What is required
How many lines in the entries below include the string "that"? Answer with the number only.

Task input
────────
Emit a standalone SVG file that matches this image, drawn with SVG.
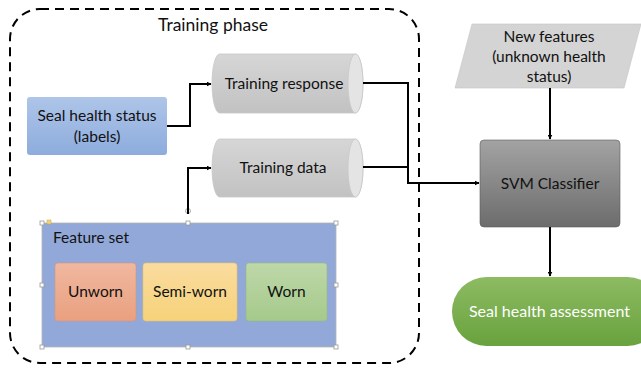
<svg xmlns="http://www.w3.org/2000/svg" width="641" height="371" viewBox="0 0 641 371">
<defs>
<linearGradient id="gBlue" x1="0" y1="0" x2="0" y2="1"><stop offset="0" stop-color="#AEC5E8"/><stop offset="1" stop-color="#8DACDD"/></linearGradient>
<linearGradient id="gCyl" x1="0" y1="0" x2="0" y2="1"><stop offset="0" stop-color="#D6D6D6"/><stop offset="1" stop-color="#C2C2C2"/></linearGradient>
<linearGradient id="gSvm" x1="0" y1="0" x2="0" y2="1"><stop offset="0" stop-color="#A3A3A3"/><stop offset="1" stop-color="#6C6C6C"/></linearGradient>
<linearGradient id="gGreen" x1="0" y1="0" x2="0" y2="1"><stop offset="0" stop-color="#8DBB62"/><stop offset="1" stop-color="#69A23E"/></linearGradient>
<linearGradient id="gUn" x1="0" y1="0" x2="0" y2="1"><stop offset="0" stop-color="#F0B8A0"/><stop offset="1" stop-color="#E9A07F"/></linearGradient>
<linearGradient id="gSemi" x1="0" y1="0" x2="0" y2="1"><stop offset="0" stop-color="#FADC9F"/><stop offset="1" stop-color="#F6D27A"/></linearGradient>
<linearGradient id="gWorn" x1="0" y1="0" x2="0" y2="1"><stop offset="0" stop-color="#BED8A8"/><stop offset="1" stop-color="#A5C98B"/></linearGradient>
<marker id="arr" viewBox="0 0 10 10" refX="9" refY="5" markerWidth="5" markerHeight="5" orient="auto" markerUnits="userSpaceOnUse"><path d="M0,0 L10,5 L0,10 z" fill="#000"/></marker>
<style>
text{font-family:"Lato","Open Sans","Liberation Sans",sans-serif;font-size:15.5px;fill:#111;text-anchor:middle}
.conn{fill:none;stroke:#000;stroke-width:2}
.h{fill:#fff;stroke:#999;stroke-width:0.8}
</style>
</defs>
<g id="training-phase">
<rect x="10" y="9" width="409" height="354" rx="30" ry="30" fill="none" stroke="#000" stroke-width="2" stroke-dasharray="9,6"/>
<text x="213" y="31" style="font-size:17.5px">Training phase</text>
</g>
<g id="seal-health-status">
<rect x="27" y="97" width="140" height="58" rx="3" fill="url(#gBlue)"/>
<text x="97" y="121">Seal health status</text>
<text x="97" y="142">(labels)</text>
</g>
<g id="training-response">
<path d="M219.5,54 H355.5 A7.5,29.5 0 0 1 355.5,113 H219.5 A7.5,29.5 0 0 1 219.5,54 Z" fill="url(#gCyl)" stroke="#C8C8C8" stroke-width="0.8"/>
<ellipse cx="355.5" cy="83.5" rx="7.5" ry="29.5" fill="#E4E4E4" stroke="#C8C8C8" stroke-width="0.8"/>
<text x="284" y="89">Training response</text>
</g>
<g id="training-data">
<path d="M219.5,139 H355.5 A7.5,29 0 0 1 355.5,197 H219.5 A7.5,29 0 0 1 219.5,139 Z" fill="url(#gCyl)" stroke="#C8C8C8" stroke-width="0.8"/>
<ellipse cx="355.5" cy="168" rx="7.5" ry="29" fill="#E4E4E4" stroke="#C8C8C8" stroke-width="0.8"/>
<text x="283" y="173">Training data</text>
</g>
<g id="feature-set">
<rect x="42" y="223" width="294" height="124" fill="#91A8D8" stroke="#B5B5B5" stroke-width="0.8"/>
<text x="53" y="243" style="text-anchor:start">Feature set</text>
<rect class="h" x="40" y="221" width="4" height="4"/>
<rect x="47" y="220" width="4" height="4" fill="#F4D27A" stroke="#C9A640" stroke-width="0.5"/>
<rect class="h" x="186" y="221" width="4" height="4"/>
<rect class="h" x="334" y="221" width="4" height="4"/>
<rect class="h" x="40" y="283" width="4" height="4"/>
<rect class="h" x="334" y="283" width="4" height="4"/>
<rect class="h" x="40" y="345" width="4" height="4"/>
<rect class="h" x="186" y="345" width="4" height="4"/>
<rect class="h" x="334" y="345" width="4" height="4"/>
<circle cx="188" cy="211" r="2.5" fill="#fff" stroke="#999" stroke-width="0.8"/>
</g>
<g id="unworn">
<rect x="55" y="263" width="81" height="58" rx="3" fill="url(#gUn)" stroke="#D89478" stroke-width="0.6"/>
<text x="95.5" y="297">Unworn</text>
</g>
<g id="semi-worn">
<rect x="143" y="263" width="94" height="58" rx="3" fill="url(#gSemi)" stroke="#E8C26A" stroke-width="0.6"/>
<text x="190" y="297">Semi-worn</text>
</g>
<g id="worn">
<rect x="246" y="263" width="81" height="58" rx="3" fill="url(#gWorn)" stroke="#97BB7E" stroke-width="0.6"/>
<text x="286.5" y="297">Worn</text>
</g>
<g id="new-features">
<polygon points="472,24 641,24 624,88 455,88" fill="#D4D4D4" stroke="#C4C4C4" stroke-width="0.6"/>
<text x="549" y="42">New features</text>
<text x="549" y="62">(unknown health</text>
<text x="549" y="82">status)</text>
</g>
<g id="svm-classifier">
<rect x="480" y="140" width="140" height="87" rx="4" fill="url(#gSvm)" stroke="#5A5A5A" stroke-width="0.6"/>
<text x="550" y="189">SVM Classifier</text>
</g>
<g id="seal-health-assessment">
<rect x="452" y="277" width="210" height="69" rx="34.5" fill="url(#gGreen)"/>
<text x="549.5" y="317" style="fill:#fff;font-size:16px">Seal health assessment</text>
</g>
<g id="connectors">
<path class="conn" d="M167,126 H190 V84 H211" marker-end="url(#arr)"/>
<path class="conn" d="M188,214 V168 H211" marker-end="url(#arr)"/>
<path class="conn" d="M363,83 H408 V183 H479" marker-end="url(#arr)"/>
<path class="conn" d="M363,167 H408"/>
<path class="conn" d="M550,88 V139" marker-end="url(#arr)"/>
<path class="conn" d="M550,227 V276" marker-end="url(#arr)"/>
</g>
</svg>
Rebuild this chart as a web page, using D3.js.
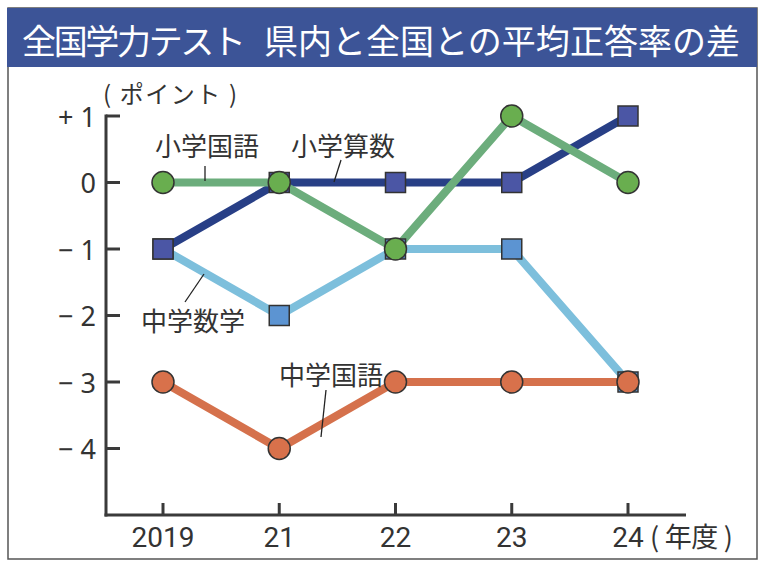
<!DOCTYPE html>
<html><head><meta charset="utf-8">
<script src="https://cdn.jsdelivr.net/npm/d3@7"></script>
<style>
html,body{margin:0;padding:0;background:#fff;}
svg{display:block;}
text{font-family:"Noto Sans CJK JP","Noto Sans",sans-serif;}
</style></head>
<body>
<script>
// ---- data ----
const titleA = "全国学力テスト";
const titleB = "県内と全国との平均正答率の差";
const years = ["2019", "21", "22", "23", "24"];
const yTicks = [1, 0, -1, -2, -3, -4];
const yTickLabels = ["+ 1", "0", "− 1", "− 2", "− 3", "− 4"];
const shoKokugo = [0, 0, -1, 1, 0];      // 小学国語
const shoSansu = [-1, 0, 0, 0, 1];       // 小学算数
const chuSugaku = [-1, -2, -1, -1, -3];  // 中学数学
const chuKokugo = [-3, -4, -3, -3, -3];  // 中学国語
const seriesNames = ["中学数学", "小学算数", "中学国語", "小学国語"];

const W = 763, H = 573;
const svg = d3.select("body").append("svg").attr("width", W).attr("height", H);

// frame & title bar
svg.append("rect").attr("x", 8).attr("y", 8).attr("width", 749).attr("height", 551)
  .attr("fill", "#fff").attr("stroke", "#555").attr("stroke-width", 1.5);
svg.append("rect").attr("x", 7).attr("y", 8).attr("width", 750).attr("height", 59)
  .attr("fill", "#3c5497");
svg.append("text").attr("x", 22).attr("y", 39).attr("dominant-baseline", "central")
  .attr("fill", "#fff").attr("font-size", 34).attr("textLength", 224).attr("lengthAdjust", "spacing").text(titleA);
svg.append("text").attr("x", 264).attr("y", 39).attr("dominant-baseline", "central")
  .attr("fill", "#fff").attr("font-size", 34).attr("textLength", 476).attr("lengthAdjust", "spacing").text(titleB);

const x = d3.scalePoint().domain(years).range([163, 628]);
const y = d3.scaleLinear().domain([-5, 1]).range([515, 116]);

const axisColor = "#3a3a3a", textColor = "#333";

// y axis
svg.append("line").attr("x1", 106).attr("x2", 106).attr("y1", y(1) - 1.5).attr("y2", y(-5) + 1.5)
  .attr("stroke", axisColor).attr("stroke-width", 3);
svg.selectAll(".yt").data(yTicks).enter().append("line")
  .attr("x1", 106).attr("x2", 120).attr("y1", d => y(d)).attr("y2", d => y(d))
  .attr("stroke", axisColor).attr("stroke-width", 3);
svg.selectAll(".yl").data(yTicks).enter().append("text")
  .attr("x", 96).attr("y", d => y(d)).attr("text-anchor", "end").attr("dominant-baseline", "central")
  .attr("font-size", 27).attr("fill", textColor)
  .style("font-family", "'Noto Sans','DejaVu Sans',sans-serif")
  .text((d, i) => yTickLabels[i]);
svg.append("text").attr("x", 103).attr("y", 92).attr("dominant-baseline", "central")
  .attr("font-size", 24).attr("fill", textColor).attr("textLength", 134).attr("lengthAdjust", "spacing")
  .text("( ポイント )");

// x axis
svg.append("line").attr("x1", 104.5).attr("x2", 686).attr("y1", 515).attr("y2", 515)
  .attr("stroke", axisColor).attr("stroke-width", 3);
svg.selectAll(".xt").data(years).enter().append("line")
  .attr("x1", d => x(d)).attr("x2", d => x(d)).attr("y1", 515).attr("y2", 503)
  .attr("stroke", axisColor).attr("stroke-width", 3);
svg.selectAll(".xl").data(years).enter().append("text")
  .attr("x", d => x(d)).attr("y", 537).attr("text-anchor", "middle").attr("dominant-baseline", "central")
  .attr("font-size", 28).attr("fill", textColor)
  .style("font-family", "'Liberation Sans Narrow','Roboto',sans-serif")
  .text(d => d);
svg.append("text").attr("x", 650).attr("y", 535).attr("dominant-baseline", "central")
  .attr("font-size", 27).attr("fill", textColor).attr("textLength", 83).attr("lengthAdjust", "spacing")
  .text("( 年度 )");

// series
const series = [
  {name: seriesNames[0], vals: chuSugaku, line: "#7dbfdc", fill: "#5c94d2", shape: "square"},
  {name: seriesNames[1], vals: shoSansu, line: "#283f86", fill: "#4b56a5", shape: "square"},
  {name: seriesNames[2], vals: chuKokugo, line: "#d5714c", fill: "#d8714b", shape: "circle"},
  {name: seriesNames[3], vals: shoKokugo, line: "#6cad7c", fill: "#69ae4f", shape: "circle"}
];
const lineGen = d3.line().x((d, i) => x(years[i])).y(d => y(d));
series.forEach(s => {
  svg.append("path").attr("d", lineGen(s.vals)).attr("fill", "none")
    .attr("stroke", s.line).attr("stroke-width", 8).attr("stroke-linejoin", "round");
});
series.forEach(s => {
  const g = svg.append("g");
  if (s.shape === "square") {
    g.selectAll("rect").data(s.vals).enter().append("rect")
      .attr("x", (d, i) => x(years[i]) - 10).attr("y", d => y(d) - 10)
      .attr("width", 20).attr("height", 20)
      .attr("fill", s.fill).attr("stroke", "#333").attr("stroke-width", 1.5);
  } else {
    g.selectAll("circle").data(s.vals).enter().append("circle")
      .attr("cx", (d, i) => x(years[i])).attr("cy", d => y(d)).attr("r", 11)
      .attr("fill", s.fill).attr("stroke", "#333").attr("stroke-width", 1.5);
  }
});

// labels with leader lines
const labels = [
  {t: "小学国語", tx: 155, ty: 144, l: [[205, 166], [205, 181]]},
  {t: "小学算数", tx: 291, ty: 144, l: [[341, 160], [334, 182]]},
  {t: "中学数学", tx: 141, ty: 319, l: [[185, 302], [204, 274]]},
  {t: "中学国語", tx: 279, ty: 373, l: [[326, 390], [321, 437]]}
];
labels.forEach(o => {
  svg.append("line").attr("x1", o.l[0][0]).attr("y1", o.l[0][1]).attr("x2", o.l[1][0]).attr("y2", o.l[1][1])
    .attr("stroke", "#222").attr("stroke-width", 1.3);
  svg.append("text").attr("x", o.tx).attr("y", o.ty).attr("dominant-baseline", "central")
    .attr("font-size", 26).attr("fill", textColor).text(o.t);
});
</script>
</body></html>
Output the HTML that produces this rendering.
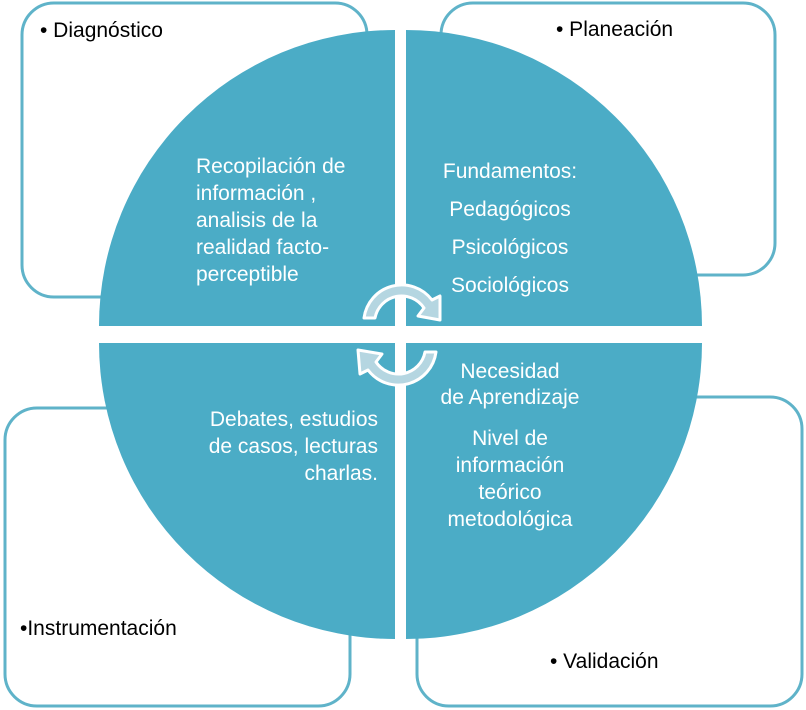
<!DOCTYPE html>
<html><head><meta charset="utf-8"><style>
body{margin:0;width:806px;height:710px;background:#fff;overflow:hidden;position:relative;font-family:"Liberation Sans",sans-serif}
.t{position:absolute;font-size:21px;line-height:24px;white-space:nowrap}
.w{color:#fff;text-align:center}
</style></head><body>
<svg width="806" height="710" style="position:absolute;left:0;top:0">
<g fill="#fff" stroke="#5fb3c9" stroke-width="3">
<rect x="22" y="3" width="345" height="294" rx="32"/>
<rect x="441" y="3" width="334" height="272" rx="32"/>
<rect x="5" y="408" width="345" height="298" rx="32"/>
<rect x="417" y="397" width="385" height="309" rx="32"/>
</g>
<g fill="#4bacc6">
<path d="M395 326 L99 326 A296 296 0 0 1 395 30 Z"/>
<path d="M406 326 L406 30 A296 296 0 0 1 702 326 Z"/>
<path d="M395 343 L395 639 A296 296 0 0 1 99 343 Z"/>
<path d="M406 343 L702 343 A296 296 0 0 1 406 639 Z"/>
</g>
<g stroke-linejoin="round">
<path d="M364 318 A38 38 0 0 1 432 300 L440 296 L440 320 L418 316 L424 308 A27 27 0 0 0 375 318 Z" fill="#b5d6e1" stroke="#fff" stroke-width="3"/>
<path d="M436 352 A38 38 0 0 1 368 370 L360 374 L358 350 L382 354 L376 362 A27 27 0 0 0 425 352 Z" fill="#b5d6e1" stroke="#fff" stroke-width="3"/>
</g>
</svg>
<div class="t" style="left:40px;top:19px">• Diagnóstico</div>
<div class="t" style="left:556px;top:18px">• Planeación</div>
<div class="t" style="left:20px;top:617px">•Instrumentación</div>
<div class="t" style="left:550px;top:650px">• Validación</div>
<div class="t w" style="top:153px;width:200px;text-align:left;line-height:27px;left:196px">Recopilación de<br>información ,<br>analisis de la<br>realidad facto-<br>perceptible</div>
<div class="t w" style="left:410px;top:153px;width:200px;line-height:38px">Fundamentos:<br>Pedagógicos<br>Psicológicos<br>Sociológicos</div>
<div class="t w" style="top:406px;width:240px;text-align:right;line-height:27px;left:138px">Debates, estudios<br>de casos, lecturas<br>charlas.</div>
<div class="t w" style="left:410px;top:359px;width:200px;line-height:26px">Necesidad<br>de Aprendizaje</div>
<div class="t w" style="left:410px;top:425px;width:200px;line-height:27px">Nivel de<br>información<br>teórico<br>metodológica</div>
</body></html>
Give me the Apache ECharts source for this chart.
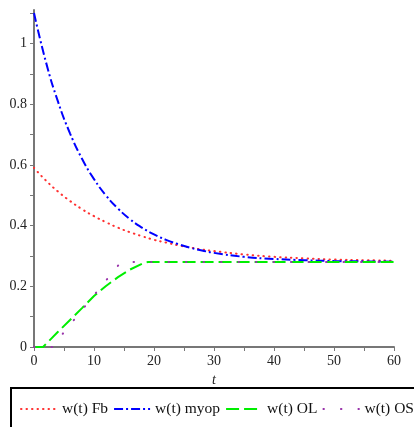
<!DOCTYPE html>
<html>
<head>
<meta charset="utf-8">
<script src="https://cdn.jsdelivr.net/npm/echarts@6/dist/echarts.min.js"></script>
<style>html,body{margin:0;padding:0;background:#fff}#c{width:414px;height:427px}</style>
</head>
<body>
<div id="c"></div>
<script>
// time grid for the exponential curves
var tExp = [0,2,4,6,8,10,12,14,16,18,20,22,24,26,28,30,35,40,45,50,55,60];
var wFb   = [0.590,0.548,0.512,0.481,0.454,0.431,0.411,0.393,0.378,0.365,0.353,0.344,0.335,0.328,0.321,0.316,0.305,0.297,0.292,0.288,0.286,0.284];
var wMyop = [1.100,0.938,0.808,0.704,0.620,0.553,0.499,0.456,0.421,0.393,0.371,0.353,0.339,0.327,0.318,0.310,0.297,0.290,0.286,0.283,0.282,0.281];
// open-loop curve
var tOL = [0,1.5,2,4,6,8,10,12,14,16,18,19,30,40,50,60];
var wOL = [0,0,0.010,0.050,0.089,0.128,0.168,0.201,0.230,0.255,0.274,0.280,0.280,0.280,0.280,0.280];
// OS curve
var tOS = [0,3,14.5,60];
var wOS = [0,0,0.280,0.280];
var yLabels = ['0','0.2','0.4','0.6','0.8','1'];
var names = ['w(t) Fb','w(t) myop','w(t) OL','w(t) OS'];

function pairs(t, w){ return t.map(function(v,i){ return [v, w[i]]; }); }

var chart = echarts.init(document.getElementById('c'));
var serif = 'Liberation Serif';
chart.setOption({
  animation: false,
  grid: {left: 34, right: 20, top: 10, bottom: 80},
  xAxis: {
    type: 'value', min: 0, max: 60, interval: 5,
    name: 't', nameLocation: 'middle', nameGap: 26,
    nameTextStyle: {fontFamily: serif, fontStyle: 'italic', fontSize: 14, color: '#222'},
    axisLine: {onZero: false, lineStyle: {color: '#777', width: 2}},
    axisTick: {show: true, length: 4, lineStyle: {color: '#777', width: 1}},
    axisLabel: {fontFamily: serif, fontSize: 14, color: '#222', margin: 7,
      formatter: function(v){ return (Math.round(v) % 10 === 0) ? String(v) : ''; }},
    splitLine: {show: false}
  },
  yAxis: {
    type: 'value', min: 0, max: 1.11, interval: 0.1,
    axisLine: {show: true, lineStyle: {color: '#777', width: 2}},
    axisTick: {show: true, length: 4, lineStyle: {color: '#777', width: 1}},
    axisLabel: {fontFamily: serif, fontSize: 14, color: '#222', margin: 7, showMaxLabel: false,
      formatter: function(v){ var k = Math.round(v*10); if (k % 2 !== 0 || k > 10) return ''; return yLabels[k/2]; }},
    splitLine: {show: false}
  },
  legend: {
    orient: 'horizontal', left: 20, top: 401, width: 410, padding: 0,
    itemWidth: 36, itemHeight: 14, itemGap: 5,
    itemStyle: {opacity: 0},
    textStyle: {fontFamily: serif, fontSize: 15.5, color: '#111'},
    data: names
  },
  graphic: [{type: 'rect', shape: {x: 11, y: 388, width: 430, height: 60},
    style: {fill: 'none', stroke: '#000', lineWidth: 2}, z: -1}],
  series: [
    {name: names[0], type: 'line', data: pairs(tExp, wFb), smooth: true, symbol: 'none',
      lineStyle: {color: '#ff3030', width: 2, type: [0.5, 5], cap: 'round'}, itemStyle: {color: '#ff3030'}},
    {name: names[1], type: 'line', data: pairs(tExp, wMyop), smooth: true, symbol: 'none',
      lineStyle: {color: '#0000ff', width: 2, type: [9, 3, 2, 3]}, itemStyle: {color: '#0000ff'}},
    {name: names[2], type: 'line', data: pairs(tOL, wOL), symbol: 'none',
      lineStyle: {color: '#00ee00', width: 2, type: [13, 5]}, itemStyle: {color: '#00ee00'}},
    {name: names[3], type: 'line', data: pairs(tOS, wOS), symbol: 'none',
      lineStyle: {color: '#9933aa', width: 2, type: [0.5, 17], cap: 'round'}, itemStyle: {color: '#9933aa'}}
  ]
});
</script>
</body>
</html>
────────
Correct answer
2